Maine beaches that have escaped development can help us understand rising seas
Caitlin Cleaver, the director of the Bates-Morse Mountain Conservation Area in Phippsburg, Maine, is on a dune looking out over Seawall Beach and the Sprague Marsh behind it.
“This is one of the largest undeveloped barrier beaches in Maine," she said, "and we have a conservation area behind it that is close to 600 acres.”
While many of the state's beaches are lined with houses and roads, this stretch of sand, and the adjacent Popham Beach State Park, could reveal how beaches and dunes behave with limited human intervention.
“We are looking at a system here where we can watch the natural processes unimpeded by development," Cleaver said. "And so it’s a really important place for understanding how these systems will respond to sea level rise over time.”

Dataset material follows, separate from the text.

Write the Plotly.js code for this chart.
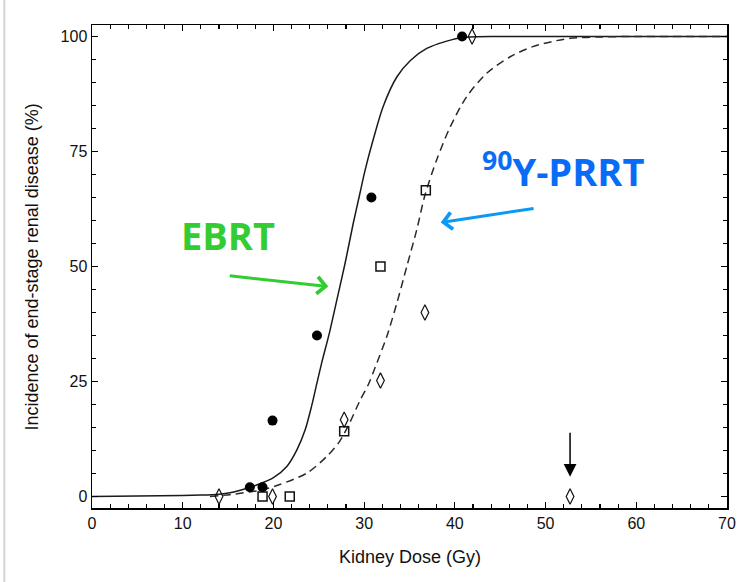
<!DOCTYPE html>
<html>
<head>
<meta charset="utf-8">
<script src="https://cdn.plot.ly/plotly-3.0.1.min.js"></script>
<style>html,body{margin:0;padding:0;background:#fff;}#chart{width:743px;height:582px;}</style>
</head>
<body>
<div id="chart"></div>
<script>
// EBRT fitted curve (solid)
const ebrtCurveX = [0, 10, 12, 14, 15.2, 17.4, 18.8, 20, 21.5, 22.6, 23.5, 24.2, 24.8, 25.3, 26.2, 27.0, 27.9, 28.8, 29.5, 30.1, 31.0, 32.1, 33.6, 35.1, 36.9, 39.1, 40.9, 45, 55, 70];
const ebrtCurveY = [0, 0.2, 0.3, 0.5, 0.8, 2.0, 3.0, 4.1, 6.6, 10.2, 14.5, 19.6, 24.7, 28.9, 35.8, 42.8, 50.7, 59.4, 65.6, 70.9, 77.6, 84.8, 91.2, 94.8, 97.4, 99.0, 99.8, 100, 100, 100];
// 90Y-PRRT fitted curve (dashed)
const prrtCurveX = [13, 15.2, 18.9, 20.7, 23.7, 25.9, 27.3, 28.4, 29.5, 30.5, 31.2, 32.5, 33.6, 34.7, 35.8, 36.7, 38.0, 39.5, 41.3, 43.5, 46.1, 48.6, 51.2, 52.7, 56, 60, 70];
const prrtCurveY = [0, 0.4, 1.5, 2.6, 5.1, 8.75, 12.0, 16.0, 20.7, 24.5, 28.0, 34.8, 42.0, 50.0, 58.0, 65.5, 73.2, 80.4, 86.9, 92.0, 95.6, 97.8, 99.1, 99.6, 99.9, 100, 100];
// Observed points
const circleX = [17.4, 18.8, 19.9, 24.8, 30.8, 40.8];
const circleY = [2, 2, 16.5, 35, 65, 100];
const squareX = [18.8, 21.8, 27.8, 31.8, 36.8];
const squareY = [0, 0, 14.2, 50, 66.6];
const diamondX = [14, 19.9, 27.8, 31.8, 36.7, 41.9, 52.7];
const diamondY = [0, 0, 16.7, 25.2, 40, 100, 0];
// Tick labels
const xTickVals = [0, 10, 20, 30, 40, 50, 60, 70];
const yTickVals = [0, 25, 50, 75, 100];

const traces = [
  {x: ebrtCurveX, y: ebrtCurveY, mode: 'lines', line: {color: '#1a1a1a', width: 1.5, shape: 'spline', smoothing: 0.8}, hoverinfo: 'skip'},
  {x: prrtCurveX, y: prrtCurveY, mode: 'lines', line: {color: '#2a2a2a', width: 1.5, dash: '8px,5px', shape: 'spline', smoothing: 0.8}, hoverinfo: 'skip'},
  {x: squareX, y: squareY, mode: 'markers', marker: {symbol: 'square-open', size: 9, color: '#111', line: {width: 1.5}}},
  {x: diamondX, y: diamondY, mode: 'markers', marker: {symbol: 'diamond-tall-open', size: 11, color: '#111', line: {width: 1.2}}},
  {x: circleX, y: circleY, mode: 'markers', marker: {symbol: 'circle', size: 10, color: '#000'}}
];

const textFont = 'Liberation Sans, Arial, sans-serif';
const axisCommon = {
  showline: true, linecolor: '#000', linewidth: 1.5, mirror: 'ticks',
  ticks: 'inside', ticklen: 6, tickwidth: 1.2, tickcolor: '#000',
  showgrid: false, zeroline: false,
  tickfont: {family: textFont, size: 16, color: '#111'}
};

const layout = {
  width: 743, height: 582,
  margin: {l: 92, r: 16, t: 25, b: 74},
  paper_bgcolor: '#fff', plot_bgcolor: '#fff',
  showlegend: false,
  xaxis: Object.assign({}, axisCommon, {
    range: [0, 70], tickvals: xTickVals,
    minor: {dtick: 2, ticks: 'inside', ticklen: 4, tickcolor: '#000', tickwidth: 1.2}
  }),
  yaxis: Object.assign({}, axisCommon, {
    range: [-2.5, 102.5], tickvals: yTickVals,
    minor: {dtick: 5, ticks: 'inside', ticklen: 4, tickcolor: '#000', tickwidth: 1.2}
  }),
  shapes: [
    {type: 'line', xref: 'paper', yref: 'paper', x0: -0.138, x1: -0.138, y0: -0.16, y1: 1.06, line: {color: '#d4d4d4', width: 2}}
  ],
  annotations: [
    {x: 0.5, y: -0.101, xref: 'paper', yref: 'paper', xanchor: 'center', yanchor: 'middle', showarrow: false,
     text: 'Kidney Dose (Gy)', font: {family: textFont, size: 18, color: '#111'}},
    {x: -0.0945, y: 0.5, xref: 'paper', yref: 'paper', xanchor: 'center', yanchor: 'middle', showarrow: false, textangle: -90,
     text: 'Incidence of end-stage renal disease (%)', font: {family: textFont, size: 18, color: '#111'}},
    {x: 15.0, y: 56.8, xref: 'x', yref: 'y', text: '<b>EBRT</b>', showarrow: false,
     font: {family: 'Open Sans, sans-serif', size: 38, color: '#33cc33'}},
    {x: 51.9, y: 71.0, xref: 'x', yref: 'y', text: '<b><sup>90</sup>Y-PRRT</b>', showarrow: false,
     font: {family: 'Open Sans, sans-serif', size: 38, color: '#0a6cf5'}},
    {x: 26.05, y: 45.66, ax: 15.02, ay: 48.0, xref: 'x', yref: 'y', axref: 'x', ayref: 'y', text: '',
     showarrow: true, arrowhead: 4, arrowsize: 1.1, arrowwidth: 3, arrowcolor: '#33cc33'},
    {x: 38.44, y: 59.55, ax: 48.84, ay: 62.68, xref: 'x', yref: 'y', axref: 'x', ayref: 'y', text: '',
     showarrow: true, arrowhead: 4, arrowsize: 1.1, arrowwidth: 3, arrowcolor: '#0a9af5'},
    {x: 52.7, y: 4.3, ax: 52.7, ay: 14.2, xref: 'x', yref: 'y', axref: 'x', ayref: 'y', text: '',
     showarrow: true, arrowhead: 2, arrowsize: 1.7, arrowwidth: 1.5, arrowcolor: '#000'}
  ]
};

Plotly.newPlot('chart', traces, layout, {staticPlot: true, displayModeBar: false});
</script>
</body>
</html>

Sea levels have changed dramatically since this area was buried in ice 20,000 years ago. As the glaciers retreated, the sea extended far inland. About 13,000 years ago, as the land rebounded from the weight of the glaciers, the shoreline was six miles further out to sea. This barrier beach finally formed with sand deposited by the Kennebec River, and it migrated inland as sea levels gradually rose. Bates College researchers have found that the front dune has retreated about 48 feet in the last 80 years.

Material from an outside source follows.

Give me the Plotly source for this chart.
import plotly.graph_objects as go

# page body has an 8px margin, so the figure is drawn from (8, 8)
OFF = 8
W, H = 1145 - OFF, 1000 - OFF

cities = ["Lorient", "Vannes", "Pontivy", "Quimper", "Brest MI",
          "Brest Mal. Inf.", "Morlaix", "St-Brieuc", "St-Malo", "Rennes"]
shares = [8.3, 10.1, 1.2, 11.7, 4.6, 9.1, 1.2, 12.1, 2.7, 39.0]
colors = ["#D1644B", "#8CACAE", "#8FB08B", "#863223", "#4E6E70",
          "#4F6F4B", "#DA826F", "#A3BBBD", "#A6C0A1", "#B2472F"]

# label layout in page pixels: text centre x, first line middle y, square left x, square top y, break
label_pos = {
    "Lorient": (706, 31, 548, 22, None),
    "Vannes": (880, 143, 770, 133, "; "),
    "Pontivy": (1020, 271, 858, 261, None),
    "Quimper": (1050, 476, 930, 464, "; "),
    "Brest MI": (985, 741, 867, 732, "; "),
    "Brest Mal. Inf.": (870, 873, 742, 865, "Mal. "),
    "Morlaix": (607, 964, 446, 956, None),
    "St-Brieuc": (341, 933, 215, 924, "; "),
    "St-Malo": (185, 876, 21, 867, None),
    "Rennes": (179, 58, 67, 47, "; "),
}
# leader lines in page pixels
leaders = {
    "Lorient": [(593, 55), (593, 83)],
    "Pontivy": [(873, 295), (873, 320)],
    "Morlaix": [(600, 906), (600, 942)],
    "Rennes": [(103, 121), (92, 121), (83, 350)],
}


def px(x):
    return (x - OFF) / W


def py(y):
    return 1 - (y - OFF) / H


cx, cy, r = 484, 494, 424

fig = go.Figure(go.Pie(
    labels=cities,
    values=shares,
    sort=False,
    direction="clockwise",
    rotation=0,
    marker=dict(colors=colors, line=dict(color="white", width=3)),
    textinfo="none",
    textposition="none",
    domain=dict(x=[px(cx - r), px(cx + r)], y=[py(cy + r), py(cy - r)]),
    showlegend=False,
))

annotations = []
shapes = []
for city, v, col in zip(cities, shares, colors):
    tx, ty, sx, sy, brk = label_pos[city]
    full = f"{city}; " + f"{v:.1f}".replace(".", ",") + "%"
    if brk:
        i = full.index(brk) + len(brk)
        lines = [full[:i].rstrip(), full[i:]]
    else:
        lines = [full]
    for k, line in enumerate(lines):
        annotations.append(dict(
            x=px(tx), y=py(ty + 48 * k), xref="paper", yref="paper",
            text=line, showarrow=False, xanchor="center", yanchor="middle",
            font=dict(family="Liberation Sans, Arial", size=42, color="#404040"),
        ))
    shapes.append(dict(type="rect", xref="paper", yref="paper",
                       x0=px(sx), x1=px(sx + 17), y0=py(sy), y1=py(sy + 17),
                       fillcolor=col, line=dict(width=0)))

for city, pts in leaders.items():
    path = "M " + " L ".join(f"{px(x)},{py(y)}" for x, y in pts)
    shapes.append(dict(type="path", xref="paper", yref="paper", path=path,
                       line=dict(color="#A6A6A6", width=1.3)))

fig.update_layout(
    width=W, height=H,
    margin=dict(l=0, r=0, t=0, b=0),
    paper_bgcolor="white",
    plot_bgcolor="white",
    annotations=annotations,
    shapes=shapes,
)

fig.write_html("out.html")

Peter Slovinsky of the Maine Geological Survey said dunes naturally tend to roll over themselves.
“If they have nothing in the way of their response to sea level rise and storms, they migrate in a landward direction, by basically washing over themselves," Slovinsky said. "So in a naturally occurring dune-and-beach system, that process of overwash can occur.”
Slovinsky said myriad factors influence beach movement. There's erosion during the stormy winter season, and during the placid summer months sand is deposited along the shoreline. And there are tides, and longshore currents created by waves. Atop these variables is the sea level, which scientists predict will rise by about a foot and a half in the next 25 years.
Phippsburg town administrator Ross McLellan said he worries about how the changing climate will affect what has long been a major asset for the community.
“There’s no getting around that the big open stretch of beach is a huge draw to the town of Phippsburg," he said. "And any impact on sea-level rise, or climate change, erosion, any impact to that open stretch of beach is going to be impactful on the town’s economy.”
And McLellan said part of the attraction is how the beach changes. “There’s a lot of chatter in different areas about, 'What does the beach look like today. What does it look like this year? Has erosion taken away this part or that part?' It gets to be kind of a common language with folks who understand that these beaches are natural beaches and that there’s erosion and there’s ebbs and flows in what’s available and what’s going on.”
Mickey Meader of Whitefield, visiting Popham Beach in mid-March, is among those observers who are fascinated by the shifting sands, and the ever-moving Morse River.
“The first time that I really came down here was probably 25 years ago. And it’s a huge change from 25 years ago," Meader said. “The beach is always changing, because of the tide coming and going. The Morse River really makes a bigger difference. Like those people walking right there. That was a big mound there. The mound that they are walking towards that was built up, that was six feet higher than what it is, a month ago.”
Back at Seawall Beach, the tide is high and the incoming waves are lapping up near the dunes. Conservation area director Caitlin Cleaver said it's hard to know what this beach and the marsh behind it will look like in the coming decades.
"I don't think anyone feels 100% confident making a prediction," she said. "Because there are so many variables at play. And it's a question of does the sediment budget hold enough sediment to allow this system to gain elevation in response to sea level rise, and migrate? And then what rate of sea-level rise will we see in this area?"
And as the sea level rises, this area will provide researchers a rare opportunity to understand how beaches function, in ways that may help Maine adapt to the changes ahead.